The federal government will tip billions of dollars of additional investment into building new homes in next week's federal budget, as it chases a promise to build 1.2 million new homes by 2030.
An additional $1 billion will be spent on crisis and transitional accommodation for women and children fleeing family violence and for youth through the National Housing Infrastructure Facility.
The facility's scope was broadened to be able to fund social and affordable housing, as well as enabling infrastructure, and $700 million of the stepped-up funding will be dedicated to supporting crisis and transitional housing.

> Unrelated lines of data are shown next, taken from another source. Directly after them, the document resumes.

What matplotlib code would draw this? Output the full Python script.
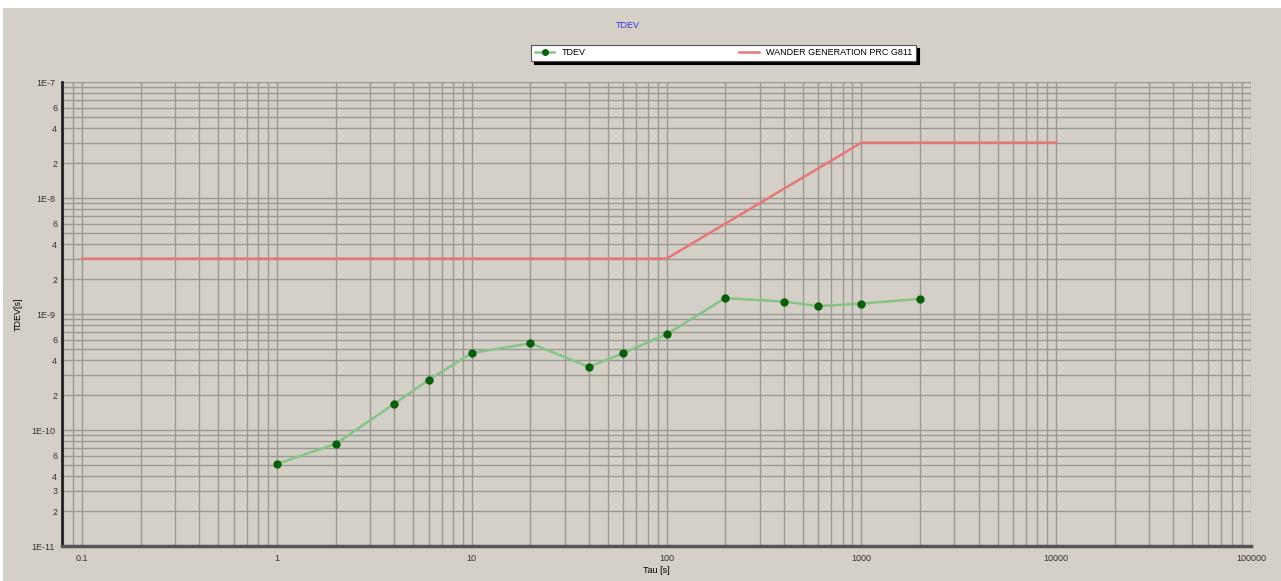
import matplotlib
matplotlib.use("Agg")
import matplotlib.pyplot as plt
from matplotlib.patches import Rectangle
from matplotlib.ticker import FixedLocator, FixedFormatter

plt.rcParams["font.family"] = ["Liberation Sans", "DejaVu Sans"]

# ── Data ──────────────────────────────────────────────────────────────────────
tau = [1, 2, 4, 6, 10, 20, 40, 60, 100, 200, 400, 600, 1000, 2000]
tdev = [5.1e-11, 7.6e-11, 1.68e-10, 2.7e-10, 4.6e-10, 5.6e-10, 3.5e-10,
        4.6e-10, 6.7e-10, 1.37e-9, 1.28e-9, 1.17e-9, 1.23e-9, 1.35e-9]

mask_tau = [0.1, 100, 1000, 10000]
mask_val = [3e-9, 3e-9, 3e-8, 3e-8]

x_ticks = [0.1, 1, 10, 100, 1000, 10000, 100000]
x_labels = ["0.1", "1", "10", "100", "1000", "10000", "100000"]

y_major = [1e-11, 1e-10, 1e-9, 1e-8, 1e-7]
y_major_labels = ["1E-11", "1E-10", "1E-9", "1E-8", "1E-7"]

W, H = 1281, 581
bg = "#d4d0c8"

fig = plt.figure(figsize=(W / 100, H / 100), dpi=100, facecolor="white")
fig.patches.append(Rectangle((3 / W, 0), 1, 1 - 8 / H, transform=fig.transFigure,
                             facecolor=bg, edgecolor="none", zorder=-10))

ax = fig.add_axes([62 / W, 1 - 546 / H, (1251 - 62) / W, (546 - 82) / H])
ax.set_facecolor(bg)
ax.set_xscale("log")
ax.set_yscale("log")
ax.set_xlim(0.0788, 1e5)
ax.set_ylim(1e-11, 1e-7)

# ── Grid: every decade step 1..9 on both axes ─────────────────────────────────
x_minor = [m * 10 ** e for e in range(-2, 5) for m in range(2, 10)]
x_minor = [v for v in x_minor if 0.0788 < v < 1e5]
ax.xaxis.set_major_locator(FixedLocator(x_ticks))
ax.xaxis.set_major_formatter(FixedFormatter(x_labels))
ax.xaxis.set_minor_locator(FixedLocator(x_minor))
ax.xaxis.set_minor_formatter(FixedFormatter([""] * len(x_minor)))

y_minor, y_minor_labels = [], []
for e in range(-11, -7):
    for m in range(2, 10):
        y_minor.append(m * 10.0 ** e)
        if m in (2, 4, 6) or (e == -11 and m == 3):
            y_minor_labels.append(str(m))
        else:
            y_minor_labels.append("")
ax.yaxis.set_major_locator(FixedLocator(y_major))
ax.yaxis.set_major_formatter(FixedFormatter(y_major_labels))
ax.yaxis.set_minor_locator(FixedLocator(y_minor))
ax.yaxis.set_minor_formatter(FixedFormatter(y_minor_labels))

ax.grid(True, which="both", color="#9a9894", linewidth=1.0)
ax.set_axisbelow(True)
ax.tick_params(which="both", length=0, labelsize=6.5, colors="#333333")
ax.tick_params(axis="x", pad=6)
ax.tick_params(axis="y", pad=5)

for side in ("top", "right"):
    ax.spines[side].set_visible(False)
ax.spines["left"].set_color("#222222")
ax.spines["left"].set_linewidth(2)
ax.spines["bottom"].set_color("#555555")
ax.spines["bottom"].set_linewidth(2.5)

# ── Series ────────────────────────────────────────────────────────────────────
ax.plot(mask_tau, mask_val, color="#e87878", linewidth=1.8, label="WANDER GENERATION PRC G811", zorder=3)
ax.plot(tau, tdev, color="#86c486", linewidth=1.8, marker="o", markersize=5,
        markerfacecolor="#0b5e0b", markeredgecolor="#0b5e0b", label="TDEV", zorder=4)

ax.set_xlabel("Tau [s]", fontsize=6.5, labelpad=2)
ax.set_ylabel("TDEV[s]", fontsize=6.5, labelpad=6)

fig.text(628 / W, 1 - 25 / H, "TDEV", color="#3333dd", fontsize=6.5, ha="center", va="center")

handles, labels = ax.get_legend_handles_labels()
leg = fig.legend(handles[::-1], labels[::-1], ncol=2, mode="expand",
                 bbox_to_anchor=(531 / W, 1 - 61 / H, 385 / W, 21 / H),
                 loc="lower left", fontsize=6.5, fancybox=False, framealpha=1,
                 edgecolor="#555555", handlelength=2.2, borderaxespad=0,
                 shadow={"ox": 2, "oy": -2, "facecolor": "black", "edgecolor": "black", "alpha": 1})
leg.get_frame().set_linewidth(0.8)
for h in leg.legend_handles:
    h.set_markersize(4)

fig.savefig("out.png", dpi=100, facecolor=fig.get_facecolor())
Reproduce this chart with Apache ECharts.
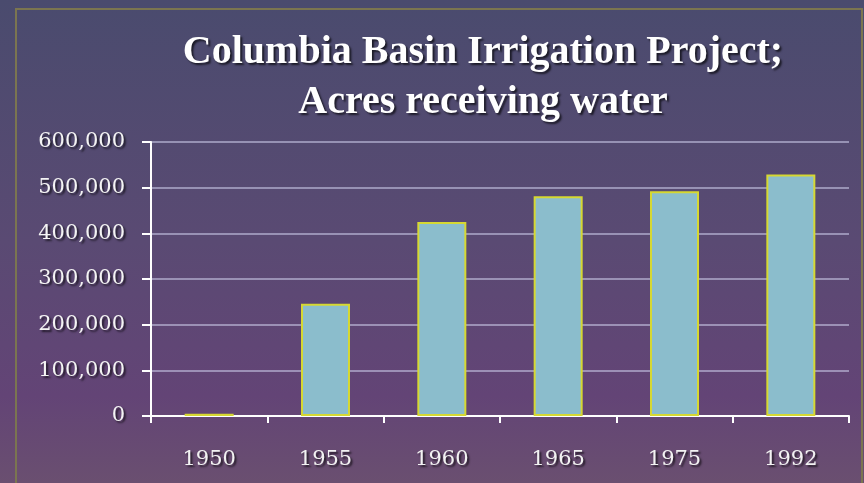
<!DOCTYPE html>
<html>
<head>
<meta charset="utf-8">
<script src="https://cdn.jsdelivr.net/npm/echarts@6/dist/echarts.min.js"></script>
<style>
  html, body { margin: 0; padding: 0; }
  #chart { width: 864px; height: 483px; }
</style>
</head>
<body>
<div id="chart"></div>
<script>
// acres receiving water
const years = ['1950', '1955', '1960', '1965', '1975', '1992'];
const acres = [5000, 246000, 425000, 481000, 492000, 529000];
const yTicks = [0, 100000, 200000, 300000, 400000, 500000, 600000];
const titleLines = ['Columbia Basin Irrigation Project;', 'Acres receiving water'];

const shadow = {
  textShadowColor: 'rgba(0, 0, 0, 0.65)',
  textShadowBlur: 2,
  textShadowOffsetX: 2,
  textShadowOffsetY: 2,
};

const titleText = (text, y) => ({
  type: 'text',
  x: 483,
  y: y,
  silent: true,
  style: {
    text: text,
    align: 'center',
    verticalAlign: 'middle',
    fontFamily: 'Liberation Serif',
    fontWeight: 'bold',
    fontSize: 40,
    fill: '#ffffff',
    textShadowColor: 'rgba(0, 0, 0, 0.65)',
    textShadowBlur: 2,
    textShadowOffsetX: 2,
    textShadowOffsetY: 2,
  },
});

const option = {
  backgroundColor: {
    type: 'linear',
    x: 0, y: 0, x2: 0, y2: 1,
    colorStops: [
      { offset: 0, color: '#4a4b6e' },
      { offset: 0.5, color: '#5a4a73' },
      { offset: 0.82, color: '#634476' },
      { offset: 1, color: '#6a4f70' },
    ],
  },
  graphic: [
    {
      type: 'rect',
      shape: { x: 16, y: 9, width: 846, height: 500 },
      style: { fill: 'none', stroke: '#7b7550', lineWidth: 2 },
      silent: true,
    },
    titleText(titleLines[0], 53),
    titleText(titleLines[1], 103),
  ],
  grid: { left: 151, right: 15, top: 142, bottom: 67 },
  xAxis: {
    type: 'category',
    data: years,
    axisLine: { lineStyle: { color: '#ffffff', width: 2 } },
    axisTick: { show: true, length: 7, lineStyle: { color: '#ffffff', width: 2 } },
    axisLabel: {
      margin: 33,
      fontFamily: 'DejaVu Serif',
      fontSize: 21,
      color: '#f2f2f2',
      ...shadow,
    },
  },
  yAxis: {
    type: 'value',
    min: yTicks[0],
    max: yTicks[yTicks.length - 1],
    interval: 100000,
    axisLine: { show: true, lineStyle: { color: '#ffffff', width: 2 } },
    axisTick: { show: true, length: 9, lineStyle: { color: '#ffffff', width: 2 } },
    splitLine: { lineStyle: { color: 'rgba(205, 205, 235, 0.55)', width: 2 } },
    axisLabel: {
      margin: 26,
      fontFamily: 'DejaVu Serif',
      fontSize: 21,
      color: '#f4f4f4',
      formatter: v => v.toLocaleString('en-US'),
      ...shadow,
    },
  },
  series: [
    {
      type: 'bar',
      data: acres,
      barWidth: 49,
      itemStyle: {
        color: '#8bbdcc',
        borderColor: '#d6d832',
        borderWidth: 2,
      },
    },
  ],
};

const chart = echarts.init(document.getElementById('chart'));
chart.setOption(option);
</script>
</body>
</html>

Prime Minister Anthony Albanese agreed at a meeting of National Cabinet on Friday to also provide $9.3 billion to states and territories over five years to provide support for homelessness, crisis support and to build and repair social housing.

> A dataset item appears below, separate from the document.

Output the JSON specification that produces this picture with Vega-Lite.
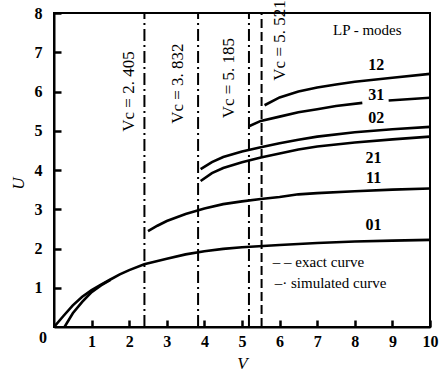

The five-year deal effectively doubles the Commonwealth's contribution of homelessness funding to $400 million annually, which will be matched by states and territories.
Another $1 billion will be provided to the states and territories to build roads, sewers, energy and water supplies and other community infrastructure to speed up the home-building process.
The prime minister said the funding commitment was "less talk and more homes".
"This isn't about one suburb or one city or one state. It's a challenge facing Australians everywhere and it needs action from every level of government," Mr Albanese said.
Housing Minister Julie Collins said the new money would ease pressure on Australians "doing it tough".
"This will deliver more homes for home buyers, more homes for renters and more homes for Australians who need them," Ms Collins said.
The government also announced its intentions to force universities to increase their supply of student accommodation for domestic and international students.
Education Minister Jason Clare said the government would consult with the sector to drive more purpose-built student accommodation.
The funding will be detailed in next week's budget and will make up a significant part of the Albanese government's response to the ongoing housing crisis across the country.
Nationally rental vacancies have collapsed to 0.7 per cent, a record low, Domain data has shown, with the issue even worse in some cities.
Alongside inflation and multiple increases to interest rates decided by the Reserve Bank, it has helped to fuel rental price rises of 8.5 per cent compared to a year ago — on top of significant cost increases before that.
But despite the money being poured in by government, building approvals have been falling since the end of the COVID-19 pandemic, at the same time as an influx of returning overseas migrants has ramped up.
The funding announcement builds on $25 billion already committed to new housing investments, $10 billion of that in the Housing Australia Future Fund designed to help build 30,000 social and affordable rental homes.
A $5.5-billion "Help to Buy" scheme is yet to win enough support to be passed in parliament.